Written task:
Leave out the pictures and copy every record exactly.

▬▬▬

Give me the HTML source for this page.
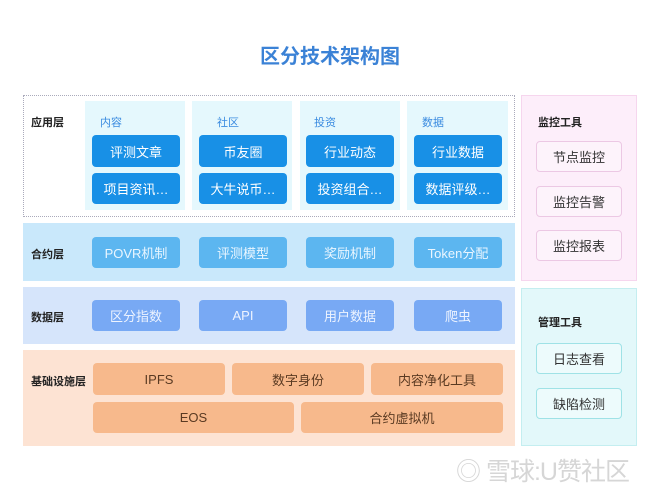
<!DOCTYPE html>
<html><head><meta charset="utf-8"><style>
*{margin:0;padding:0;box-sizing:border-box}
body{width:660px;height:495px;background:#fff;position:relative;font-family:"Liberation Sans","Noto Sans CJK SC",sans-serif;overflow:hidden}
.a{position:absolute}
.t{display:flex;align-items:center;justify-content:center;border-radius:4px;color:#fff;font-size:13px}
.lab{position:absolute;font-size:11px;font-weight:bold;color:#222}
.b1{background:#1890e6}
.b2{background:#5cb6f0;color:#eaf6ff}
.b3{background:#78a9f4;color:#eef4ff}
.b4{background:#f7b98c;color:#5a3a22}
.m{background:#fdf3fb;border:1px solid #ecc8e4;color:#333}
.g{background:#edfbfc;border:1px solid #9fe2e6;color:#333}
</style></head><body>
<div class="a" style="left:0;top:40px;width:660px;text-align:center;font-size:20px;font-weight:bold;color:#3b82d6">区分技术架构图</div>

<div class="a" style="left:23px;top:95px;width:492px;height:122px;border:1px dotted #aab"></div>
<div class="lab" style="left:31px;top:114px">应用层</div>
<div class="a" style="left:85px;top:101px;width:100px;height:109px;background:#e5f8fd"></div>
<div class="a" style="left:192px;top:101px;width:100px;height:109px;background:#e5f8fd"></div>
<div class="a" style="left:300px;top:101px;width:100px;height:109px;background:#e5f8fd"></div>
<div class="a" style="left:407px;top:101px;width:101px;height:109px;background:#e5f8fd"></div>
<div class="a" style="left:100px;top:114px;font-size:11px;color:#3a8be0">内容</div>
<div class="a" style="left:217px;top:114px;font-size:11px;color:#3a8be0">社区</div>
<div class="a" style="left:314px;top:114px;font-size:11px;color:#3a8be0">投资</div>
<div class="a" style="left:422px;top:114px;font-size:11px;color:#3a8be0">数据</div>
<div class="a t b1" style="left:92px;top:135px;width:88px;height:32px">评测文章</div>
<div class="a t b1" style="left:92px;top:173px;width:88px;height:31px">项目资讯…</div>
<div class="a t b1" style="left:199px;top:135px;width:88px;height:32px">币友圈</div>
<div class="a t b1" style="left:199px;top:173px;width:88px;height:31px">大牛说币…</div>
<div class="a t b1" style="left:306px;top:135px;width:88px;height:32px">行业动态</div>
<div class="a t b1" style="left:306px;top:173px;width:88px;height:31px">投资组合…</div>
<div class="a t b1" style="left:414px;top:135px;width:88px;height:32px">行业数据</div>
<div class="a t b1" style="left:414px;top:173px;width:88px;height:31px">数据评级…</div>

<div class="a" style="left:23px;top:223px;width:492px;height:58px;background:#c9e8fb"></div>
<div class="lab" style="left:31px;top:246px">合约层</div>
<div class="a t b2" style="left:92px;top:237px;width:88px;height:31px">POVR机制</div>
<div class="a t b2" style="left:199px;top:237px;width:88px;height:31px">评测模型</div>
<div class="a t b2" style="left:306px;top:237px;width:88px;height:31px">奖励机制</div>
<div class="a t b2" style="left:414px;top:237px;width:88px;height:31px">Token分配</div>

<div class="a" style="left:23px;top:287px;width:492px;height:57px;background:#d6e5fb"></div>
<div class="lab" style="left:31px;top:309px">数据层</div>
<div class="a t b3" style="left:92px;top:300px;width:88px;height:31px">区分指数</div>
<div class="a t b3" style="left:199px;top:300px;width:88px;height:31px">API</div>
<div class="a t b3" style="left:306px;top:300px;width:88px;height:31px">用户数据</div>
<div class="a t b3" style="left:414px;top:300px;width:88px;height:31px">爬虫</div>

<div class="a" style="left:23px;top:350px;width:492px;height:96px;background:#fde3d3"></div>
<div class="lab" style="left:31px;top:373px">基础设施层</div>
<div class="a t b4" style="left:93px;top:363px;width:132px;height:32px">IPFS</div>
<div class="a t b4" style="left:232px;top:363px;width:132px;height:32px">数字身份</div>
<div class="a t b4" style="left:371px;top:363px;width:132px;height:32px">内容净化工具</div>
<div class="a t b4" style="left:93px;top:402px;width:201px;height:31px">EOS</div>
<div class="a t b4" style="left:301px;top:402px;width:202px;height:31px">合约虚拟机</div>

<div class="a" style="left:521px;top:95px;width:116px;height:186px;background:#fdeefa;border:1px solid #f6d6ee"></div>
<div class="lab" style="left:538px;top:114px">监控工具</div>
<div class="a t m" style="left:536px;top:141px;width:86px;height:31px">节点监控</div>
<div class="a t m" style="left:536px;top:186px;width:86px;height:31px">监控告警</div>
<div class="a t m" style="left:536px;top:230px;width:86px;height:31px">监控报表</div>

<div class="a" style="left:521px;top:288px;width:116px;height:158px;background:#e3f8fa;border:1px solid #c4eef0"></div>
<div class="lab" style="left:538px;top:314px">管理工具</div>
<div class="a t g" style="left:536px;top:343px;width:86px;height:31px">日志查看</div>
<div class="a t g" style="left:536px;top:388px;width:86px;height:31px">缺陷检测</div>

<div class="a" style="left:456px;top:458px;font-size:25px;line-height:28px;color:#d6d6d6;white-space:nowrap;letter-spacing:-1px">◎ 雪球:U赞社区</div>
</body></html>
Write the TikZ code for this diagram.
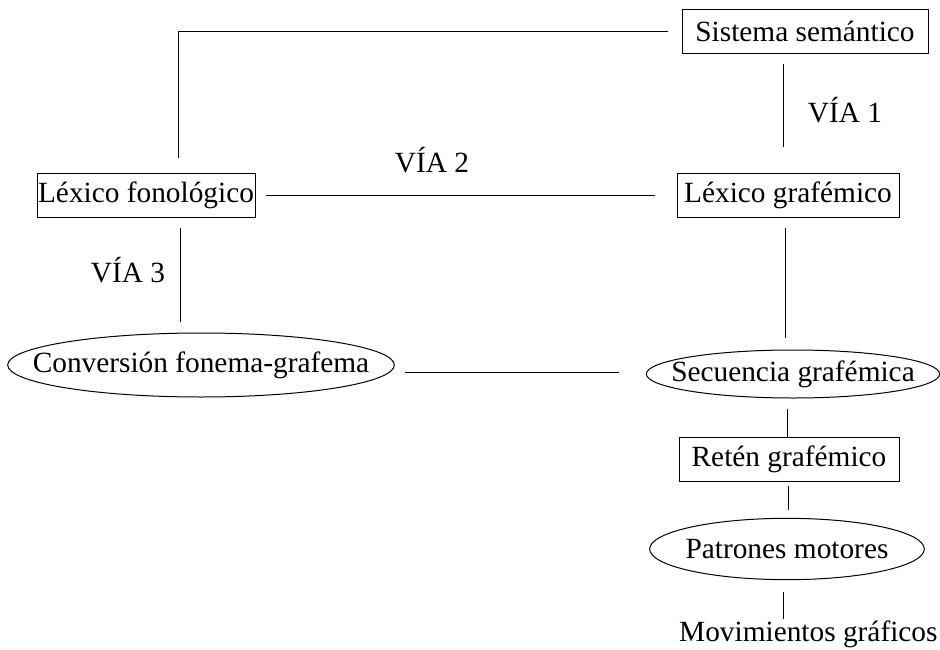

▬▬▬

Solution:
Give me the HTML source for this page.
<!DOCTYPE html>
<html><head><meta charset="utf-8"><style>
*{margin:0;padding:0;box-sizing:border-box}
body{width:660px;height:495px;background:#fff;position:relative;font-family:"Liberation Sans","Noto Sans CJK SC",sans-serif;overflow:hidden}
.a{position:absolute}
.t{display:flex;align-items:center;justify-content:center;border-radius:4px;color:#fff;font-size:13px}
.lab{position:absolute;font-size:11px;font-weight:bold;color:#222}
.b1{background:#1890e6}
.b2{background:#5cb6f0;color:#eaf6ff}
.b3{background:#78a9f4;color:#eef4ff}
.b4{background:#f7b98c;color:#5a3a22}
.m{background:#fdf3fb;border:1px solid #ecc8e4;color:#333}
.g{background:#edfbfc;border:1px solid #9fe2e6;color:#333}
</style></head><body>
<div class="a" style="left:0;top:40px;width:660px;text-align:center;font-size:20px;font-weight:bold;color:#3b82d6">区分技术架构图</div>

<div class="a" style="left:23px;top:95px;width:492px;height:122px;border:1px dotted #aab"></div>
<div class="lab" style="left:31px;top:114px">应用层</div>
<div class="a" style="left:85px;top:101px;width:100px;height:109px;background:#e5f8fd"></div>
<div class="a" style="left:192px;top:101px;width:100px;height:109px;background:#e5f8fd"></div>
<div class="a" style="left:300px;top:101px;width:100px;height:109px;background:#e5f8fd"></div>
<div class="a" style="left:407px;top:101px;width:101px;height:109px;background:#e5f8fd"></div>
<div class="a" style="left:100px;top:114px;font-size:11px;color:#3a8be0">内容</div>
<div class="a" style="left:217px;top:114px;font-size:11px;color:#3a8be0">社区</div>
<div class="a" style="left:314px;top:114px;font-size:11px;color:#3a8be0">投资</div>
<div class="a" style="left:422px;top:114px;font-size:11px;color:#3a8be0">数据</div>
<div class="a t b1" style="left:92px;top:135px;width:88px;height:32px">评测文章</div>
<div class="a t b1" style="left:92px;top:173px;width:88px;height:31px">项目资讯…</div>
<div class="a t b1" style="left:199px;top:135px;width:88px;height:32px">币友圈</div>
<div class="a t b1" style="left:199px;top:173px;width:88px;height:31px">大牛说币…</div>
<div class="a t b1" style="left:306px;top:135px;width:88px;height:32px">行业动态</div>
<div class="a t b1" style="left:306px;top:173px;width:88px;height:31px">投资组合…</div>
<div class="a t b1" style="left:414px;top:135px;width:88px;height:32px">行业数据</div>
<div class="a t b1" style="left:414px;top:173px;width:88px;height:31px">数据评级…</div>

<div class="a" style="left:23px;top:223px;width:492px;height:58px;background:#c9e8fb"></div>
<div class="lab" style="left:31px;top:246px">合约层</div>
<div class="a t b2" style="left:92px;top:237px;width:88px;height:31px">POVR机制</div>
<div class="a t b2" style="left:199px;top:237px;width:88px;height:31px">评测模型</div>
<div class="a t b2" style="left:306px;top:237px;width:88px;height:31px">奖励机制</div>
<div class="a t b2" style="left:414px;top:237px;width:88px;height:31px">Token分配</div>

<div class="a" style="left:23px;top:287px;width:492px;height:57px;background:#d6e5fb"></div>
<div class="lab" style="left:31px;top:309px">数据层</div>
<div class="a t b3" style="left:92px;top:300px;width:88px;height:31px">区分指数</div>
<div class="a t b3" style="left:199px;top:300px;width:88px;height:31px">API</div>
<div class="a t b3" style="left:306px;top:300px;width:88px;height:31px">用户数据</div>
<div class="a t b3" style="left:414px;top:300px;width:88px;height:31px">爬虫</div>

<div class="a" style="left:23px;top:350px;width:492px;height:96px;background:#fde3d3"></div>
<div class="lab" style="left:31px;top:373px">基础设施层</div>
<div class="a t b4" style="left:93px;top:363px;width:132px;height:32px">IPFS</div>
<div class="a t b4" style="left:232px;top:363px;width:132px;height:32px">数字身份</div>
<div class="a t b4" style="left:371px;top:363px;width:132px;height:32px">内容净化工具</div>
<div class="a t b4" style="left:93px;top:402px;width:201px;height:31px">EOS</div>
<div class="a t b4" style="left:301px;top:402px;width:202px;height:31px">合约虚拟机</div>

<div class="a" style="left:521px;top:95px;width:116px;height:186px;background:#fdeefa;border:1px solid #f6d6ee"></div>
<div class="lab" style="left:538px;top:114px">监控工具</div>
<div class="a t m" style="left:536px;top:141px;width:86px;height:31px">节点监控</div>
<div class="a t m" style="left:536px;top:186px;width:86px;height:31px">监控告警</div>
<div class="a t m" style="left:536px;top:230px;width:86px;height:31px">监控报表</div>

<div class="a" style="left:521px;top:288px;width:116px;height:158px;background:#e3f8fa;border:1px solid #c4eef0"></div>
<div class="lab" style="left:538px;top:314px">管理工具</div>
<div class="a t g" style="left:536px;top:343px;width:86px;height:31px">日志查看</div>
<div class="a t g" style="left:536px;top:388px;width:86px;height:31px">缺陷检测</div>

<div class="a" style="left:456px;top:458px;font-size:25px;line-height:28px;color:#d6d6d6;white-space:nowrap;letter-spacing:-1px">◎ 雪球:U赞社区</div>
</body></html>
Write the TikZ code for this diagram.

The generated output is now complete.